The resulting roadmap describes 15 things you can do, starting today, to help your organization not only keep up with but drive global change and digital innovation.
Here’s the secret: Companies driving change are doing a lot more than simply creating or sharing learning content. According to our data, these teams are shifting their focus to creating conditions for learning.
Workers can already find the content they need for just-in-time learning every day, and it’s been that way for a while. But to elevate that access into a culture of continuous learning, the smartest L&D teams embrace and implement strategies that make it easy for people to find what they need — from a centralized place that lets them collect, organize, and share not only content but their own expertise.
Let’s Take a Closer Look
Among other findings, our research shows that learning teams create a positive learning experience when they:
Provide guidance on how and what to learn. In a positive learning culture, people are more engaged with all three types of learning experiences in the 70|20|10 model: experiential, interactive, and instructional. For example, promoters are 103% more likely than detractors to find relevant learning from a coach or mentor.

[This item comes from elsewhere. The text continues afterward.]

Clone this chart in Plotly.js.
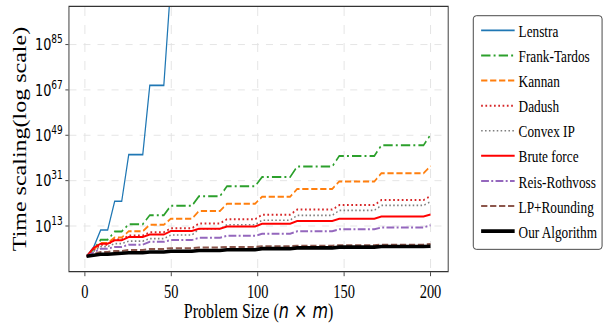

One key takeaway is that upskilling comes from experiential learning, or learning in the flow of work. Thus, experiential learning opportunities should be digitized, democratized, and accessible to all of your workers to ensure inclusivity. Leverage technology that increases exposure, and use selection frameworks that decrease social biases.
Offer diverse and active development experiences. In a positive learning culture, structured learning is consistent. For example, promoters on average attend a class or workshop nearly every month, while detractors attend structured opportunities less than annually.
Offer classes, workshops, or other formal learning opportunities on a regular basis that use a blended learning approach. Introduce “flipped classrooms,” which allow people to play a more active role in applying their skills and teaching others. This improves knowledge retention.
Share feedback and insights on progress. In a positive learning culture, skill data is tracked across more employee profiles and updated more frequently. Note that promoters are almost 200% more likely to update their company job application system to look for internal learning and growth opportunities.
One action item is to give your people a reason to update skill profiles more regularly. Make sure they understand how their skill data can benefit them from a social and developmental standpoint. Use things like leaderboards or influencer programs to give people incentives to update their profiles.
Extend opportunities to practice, apply, and stretch skills. In a positive learning culture, people grow in all directions, not just by climbing a vertical career ladder. The largest differentiator between promoters and detractors is the ability to work with new teams or functions. Promoters are 101% more likely to work on a temporary assignment with another team.
Promotions matter, but they’re not the only kind of mobility. What employees need from their managers and your learning team is the support and resources to grow in all directions. That could look like a mentorship or working on a temporary project with another function.
Getting Started
Retention. Culture. Worker engagement. We recognize you have huge priorities right now, and that’s why our research is presented as a tool you can use to better understand what your people and organization need. How the Workforce Learns, 2021 is a guide designed to help position L&D as an innovative leader.
As you work through the report, remember that a phased implementation of its recommendations might prove best — and that key stakeholders, as well as people managers, can help prioritize goals.